### What is required
Can you copy out the data exactly? Leave the images out.

### Listed records
* begin *

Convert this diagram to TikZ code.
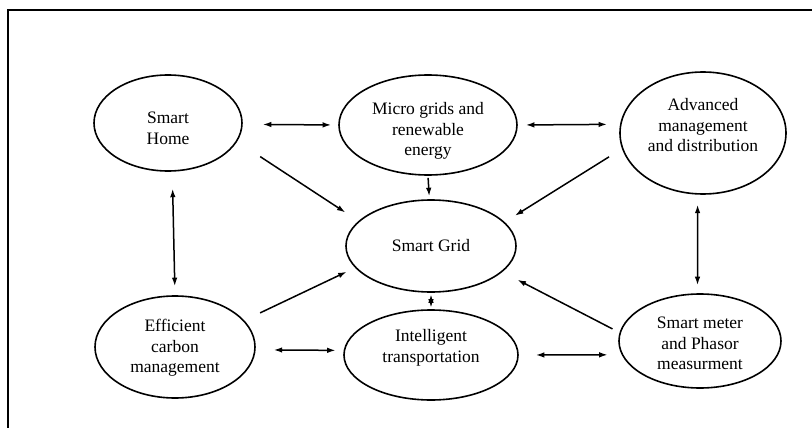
\documentclass[tikz,border=0pt]{standalone}
\usepackage{fontspec}
\setmainfont{Liberation Serif}
\usetikzlibrary{arrows.meta,shapes.geometric}
\newcommand\lifted[2]{\raisebox{#1}[\height][\depth]{\begin{tabular}{@{}c@{}}#2\end{tabular}}}

\begin{document}
\begin{tikzpicture}[x=1pt, y=-1pt,
	bubble/.style={draw, ellipse, line width=1.6pt, inner sep=0pt,
		font=\fontsize{17.5}{20.5}\selectfont},
	link/.style={line width=1.5pt, {Latex[length=8.5pt,width=5.5pt]}-{Latex[length=8.5pt,width=5.5pt]}},
	feed/.style={line width=1.5pt, -{Latex[length=8.5pt,width=5.5pt]}}]
			%%%%% START %%%%%
			
			\useasboundingbox (0,0) rectangle (812,428);
			\draw[line width=2pt] (8,428) -- (8,10) -- (812,10);
			
			\node[bubble, minimum width=148, minimum height=96] (home) at (168,123) {\lifted{-7pt}{Smart\\Home}};
			\node[bubble, minimum width=178, minimum height=100] (micro) at (428,125) {\lifted{-6pt}{Micro grids and\\renewable\\energy}};
			\node[bubble, minimum width=166, minimum height=122] (adv) at (703,133) {\lifted{6pt}{Advanced\\management\\and distribution}};
			
			\node[bubble, minimum width=170, minimum height=92] (grid) at (431,246) {Smart Grid};
			
			\node[bubble, minimum width=160, minimum height=102] (eff) at (175,347) {\lifted{-1pt}{Efficient\\carbon\\management}};
			\node[bubble, minimum width=174, minimum height=90] (intel) at (431,355) {\lifted{7pt}{Intelligent\\transportation}};
			\node[bubble, minimum width=162, minimum height=94] (meter) at (700,341) {\lifted{-4pt}{Smart meter\\and Phasor\\measurment}};
			
			\draw[link, shorten <=20, shorten >=7] (home.-1.5) -- (micro.west);
			\draw[link, shorten <=8, shorten >=13] (micro.east) -- (adv.174.4);
			\draw[link, shorten <=17, shorten >=9] (home.-85) -- (eff.north);
			\draw[link, shorten <=10, shorten >=8] (adv.-95) -- (meter.93);
			\draw[link, shorten <=18, shorten >=8] (eff.-2) -- (intel.177);
			\draw[link, shorten <=17, shorten >=14] (intel.east) -- (meter.190.3);
			\draw[link, shorten <=1.5, shorten >=1.5] (intel.north) -- (grid.south);
			
			\draw[feed, shorten <=27.5, shorten >=15.6] (home.-15.7) -- (grid.161.1);
			\draw[feed, shorten <=2, shorten >=3] (micro.south) -- (grid.92);
			\draw[feed, shorten <=15.2, shorten >=12] (adv.191.3) -- (grid.18);
			\draw[feed, shorten <=17.5, shorten >=9.3] (eff.21.4) -- (grid.196.5);
			\draw[feed, shorten <=7.9, shorten >=17] (meter.174.7) -- (grid.-20.5);
			
			%%%%% END %%%%%
\end{tikzpicture}
\end{document}
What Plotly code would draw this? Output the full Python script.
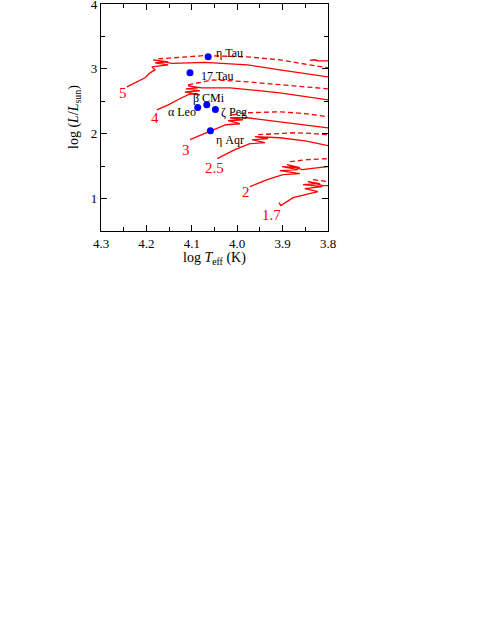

* end *

### Response for this exercise
Convert this diagram to TikZ code.
\documentclass[tikz,border=0pt]{standalone}
\usepackage{fontspec}
\setmainfont{Liberation Serif}
\usetikzlibrary{arrows.meta,shapes.geometric}
\newcommand\lifted[2]{\raisebox{#1}[\height][\depth]{\begin{tabular}{@{}c@{}}#2\end{tabular}}}

\begin{document}
\begin{tikzpicture}[x=1pt, y=-1pt,
	bubble/.style={draw, ellipse, line width=1.6pt, inner sep=0pt,
		font=\fontsize{17.5}{20.5}\selectfont},
	link/.style={line width=1.5pt, {Latex[length=8.5pt,width=5.5pt]}-{Latex[length=8.5pt,width=5.5pt]}},
	feed/.style={line width=1.5pt, -{Latex[length=8.5pt,width=5.5pt]}}]
			%%%%% START %%%%%
			
			\useasboundingbox (0,0) rectangle (812,428);
			\draw[line width=2pt] (8,428) -- (8,10) -- (812,10);
			
			\node[bubble, minimum width=148, minimum height=96] (home) at (168,123) {\lifted{-7pt}{Smart\\Home}};
			\node[bubble, minimum width=178, minimum height=100] (micro) at (428,125) {\lifted{-6pt}{Micro grids and\\renewable\\energy}};
			\node[bubble, minimum width=166, minimum height=122] (adv) at (703,133) {\lifted{6pt}{Advanced\\management\\and distribution}};
			
			\node[bubble, minimum width=170, minimum height=92] (grid) at (431,246) {Smart Grid};
			
			\node[bubble, minimum width=160, minimum height=102] (eff) at (175,347) {\lifted{-1pt}{Efficient\\carbon\\management}};
			\node[bubble, minimum width=174, minimum height=90] (intel) at (431,355) {\lifted{7pt}{Intelligent\\transportation}};
			\node[bubble, minimum width=162, minimum height=94] (meter) at (700,341) {\lifted{-4pt}{Smart meter\\and Phasor\\measurment}};
			
			\draw[link, shorten <=20, shorten >=7] (home.-1.5) -- (micro.west);
			\draw[link, shorten <=8, shorten >=13] (micro.east) -- (adv.174.4);
			\draw[link, shorten <=17, shorten >=9] (home.-85) -- (eff.north);
			\draw[link, shorten <=10, shorten >=8] (adv.-95) -- (meter.93);
			\draw[link, shorten <=18, shorten >=8] (eff.-2) -- (intel.177);
			\draw[link, shorten <=17, shorten >=14] (intel.east) -- (meter.190.3);
			\draw[link, shorten <=1.5, shorten >=1.5] (intel.north) -- (grid.south);
			
			\draw[feed, shorten <=27.5, shorten >=15.6] (home.-15.7) -- (grid.161.1);
			\draw[feed, shorten <=2, shorten >=3] (micro.south) -- (grid.92);
			\draw[feed, shorten <=15.2, shorten >=12] (adv.191.3) -- (grid.18);
			\draw[feed, shorten <=17.5, shorten >=9.3] (eff.21.4) -- (grid.196.5);
			\draw[feed, shorten <=7.9, shorten >=17] (meter.174.7) -- (grid.-20.5);
			
			%%%%% END %%%%%
\end{tikzpicture}
\end{document}
What Plotly code would draw this? Output the full Python script.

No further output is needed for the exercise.